Bloomberg News recently ran a story about the city of Kalamazoo asking for private donations from wealthy residents for, as the news outlet called it, a “bailout” to shore up city finances. The individuals responded with the idea of creating a $500 million endowment that would, as Bloomberg said, keep the “city afloat indefinitely.”

The story then repeated claims from a taxpayer-funded lobbying group for cities, including Kalamazoo, that the city’s budget woes are the fault of the state.

It stated: “Kalamazoo’s budget woes are, in fact, the creation of the state. In recent decades, Michigan has kept an increased share of the revenue it receives from municipal taxes while prohibiting cities from raising property-tax assessments faster than the rate of inflation, according to Richard Murphy, a program coordinator with the Michigan Municipal League, a nonprofit advocacy group.”

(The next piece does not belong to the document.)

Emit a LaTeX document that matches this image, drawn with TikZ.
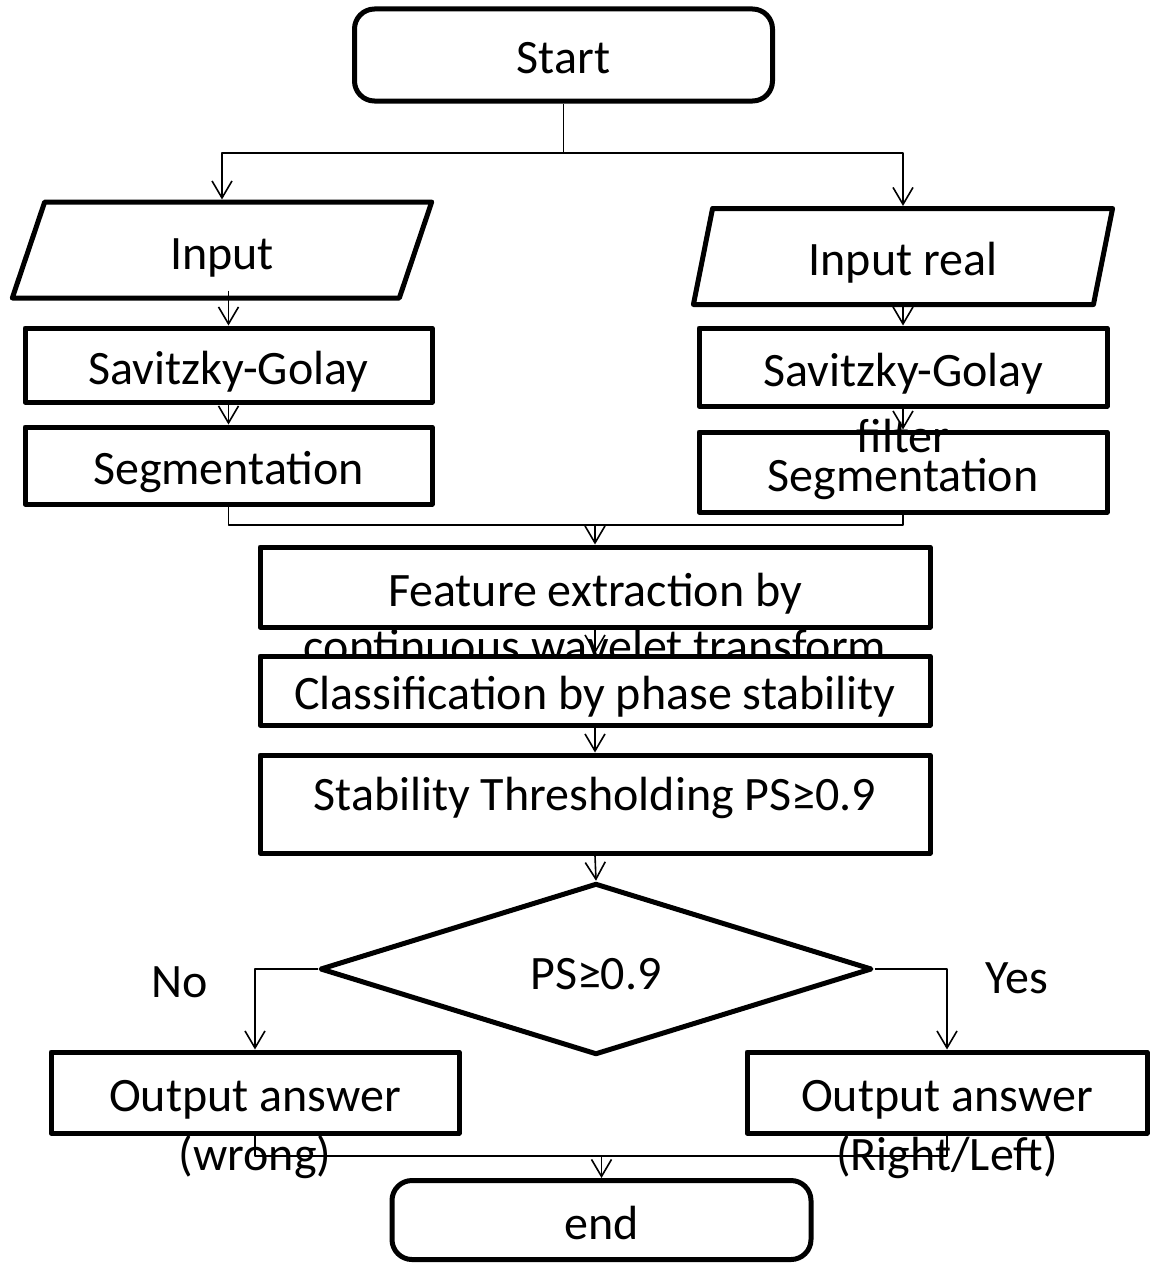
\documentclass[tikz,border=0pt]{standalone}
\usepackage{fontspec}
\setmainfont{Carlito}
\usetikzlibrary{positioning,shapes.geometric,arrows.meta}

\begin{document}
\begin{tikzpicture}[x=1pt,y=-1pt,line join=round]
\tikzset{T/.style={draw,line width=5pt,rounded corners=20pt,inner sep=0pt,minimum width=418pt,minimum height=92pt,text height=38pt,text depth=0pt,font=\fontsize{48}{58}\selectfont}}
\tikzset{IO/.style={draw,line width=5pt,trapezium,trapezium left angle=76,trapezium right angle=104,trapezium stretches=true,inner sep=0pt,minimum width=420pt,minimum height=96pt,text height=38pt,text depth=0pt,font=\fontsize{48}{58}\selectfont}}
\tikzset{B/.style={draw,line width=5pt,inner sep=0pt,minimum width=407pt,text height=38pt,text depth=0pt,font=\fontsize{48}{58}\selectfont}}
\tikzset{W/.style={B,minimum width=670pt}}
\tikzset{D/.style={draw,line width=5pt,diamond,inner sep=0pt,minimum width=552pt,minimum height=152pt,text height=40pt,text depth=0pt,font=\fontsize{48}{58}\selectfont}}
\tikzset{txt/.style={inner sep=0pt,anchor=base,font=\fontsize{48}{58}\selectfont}}
\tikzset{arr/.style={line width=1.6pt,-{Straight Barb[length=17pt,width=20pt]}}}
\tikzset{ln/.style={line width=1.6pt}}

  \useasboundingbox (0,0) rectangle (1151,1263);

  % top part
  \node[T] (start) at (563.5,55) {Start};
  \node[IO] (in1) at (222,250) {Input};
  \node[IO] (in2) at (903,256.5) {Input real};

  \node[B,minimum height=74pt] (sg1) at (228.5,365) {Savitzky-Golay};
  \node[B,minimum height=77pt] (seg1) at (228.5,465.5) {Segmentation};
  \node[B,minimum height=78pt,minimum width=408pt] (sg2) at (903,367) {Savitzky-Golay};
  \node[B,minimum height=80pt,minimum width=408pt] (seg2) at (903,472) {Segmentation};
  \node[txt] (sg2b) at (903,452) {filter};

  % middle part
  \node[W,minimum height=80pt] (fe) at (595,587) {Feature extraction by};
  \node[txt] (feb) at (595,662) {continuous wavelet transform};
  \node[W,minimum height=69pt,fill=white] (cl) at (595,690.5) {Classification by phase stability};
  \node[W,minimum height=98pt,text depth=26pt] (st) at (595,804) {Stability Thresholding PS≥0.9};
  \node[D] (dec) at (596,969) {PS≥0.9};
  \node[txt] (no) at (180,997) {No};
  \node[txt] (yes) at (1017,993) {Yes};

  % bottom part
  \node[B,minimum height=81pt,minimum width=408pt] (ol) at (255,1092.5) {Output answer};
  \node[txt] (olb) at (255,1170) {(wrong)};
  \node[B,minimum height=81pt,minimum width=400pt] (or) at (947,1092.5) {Output answer};
  \node[txt] (orb) at (947,1170) {(Right/Left)};
  \node[T,minimum height=79pt,minimum width=419pt] (end) at (601.5,1220) {end};

  \coordinate (j0) at (563.5,153);
  \coordinate (j1) at (595,525);
  \coordinate (j2) at (601.5,1156);

  \draw[ln] (start.south) -- (j0);
  \draw[arr] (j0) -| (in1.center |- in1.north);
  \draw[arr] (j0) -| (in2.center |- in2.north);
  \draw[arr] ([yshift=10pt]sg1.north |- in1.south) -- (sg1.north);
  \draw[arr] (in2.south) -- (sg2.north);
  \draw[arr] (sg1.south) -- (seg1.north);
  \draw[arr] (sg2.south) -- (seg2.north);
  \draw[ln] (seg1.south) |- (j1) -| (seg2.south);
  \draw[arr] (j1) -- (fe.north);
  \draw[arr] (fe.south) -- (cl.north);
  \draw[arr] (cl.south) -- (st.north);
  \draw[arr] (st.south) -- (dec.north);
  \draw[arr] (dec.west) -| (ol.north);
  \draw[arr] (dec.east) -| (or.north);
  \draw[ln] (ol.south) |- (j2) -| (or.south);
  \draw[arr] (j2) -- (end.north);
\end{tikzpicture}
\end{document}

ForTheRecord says: Media stories about local government finance rarely look at the total picture of a city’s overall income and expenses. That failure makes it easy to unintentionally paint an overly simplistic or false picture.

In the case of Kalamazoo, total city revenue rose from $102.57 million in 2007 to $108.03 million in 2015. It was an increase, but when adjusted for inflation it’s actually a $9.2 million cut in 2015 dollars.

Kalamazoo’s portion of state revenue sharing money also decreased, but by a much smaller amount. The city went from getting $9.97 million in 2007 to getting $8.55 million in 2015. Most of this money is allocated on a per capita basis, as required by the Michigan Constitution.

That wasn’t in the Bloomberg story. The story also didn’t tell readers that Kalamazoo has various revenue sources, some of which were going up, not down.

For example, what the city calls “charges for services” — which includes fees for sewer, water, golfing, a city market and cemeteries — went up from $5.86 million in 2007 to $13.83 million in 2015.

That increase of nearly $8 million in annual revenue from fees occurred during the same period that Kalamazoo’s share of state revenue sharing was down $1.42 million. The point is, cities have multiple revenue sources, some big and some smaller.

In this case, the lobbyist organization funded by Michigan city governments is shifting the blame for Kalamazoo’s current budget challenges to one of the smaller changes in the city’s income — but money that happens to come from the state.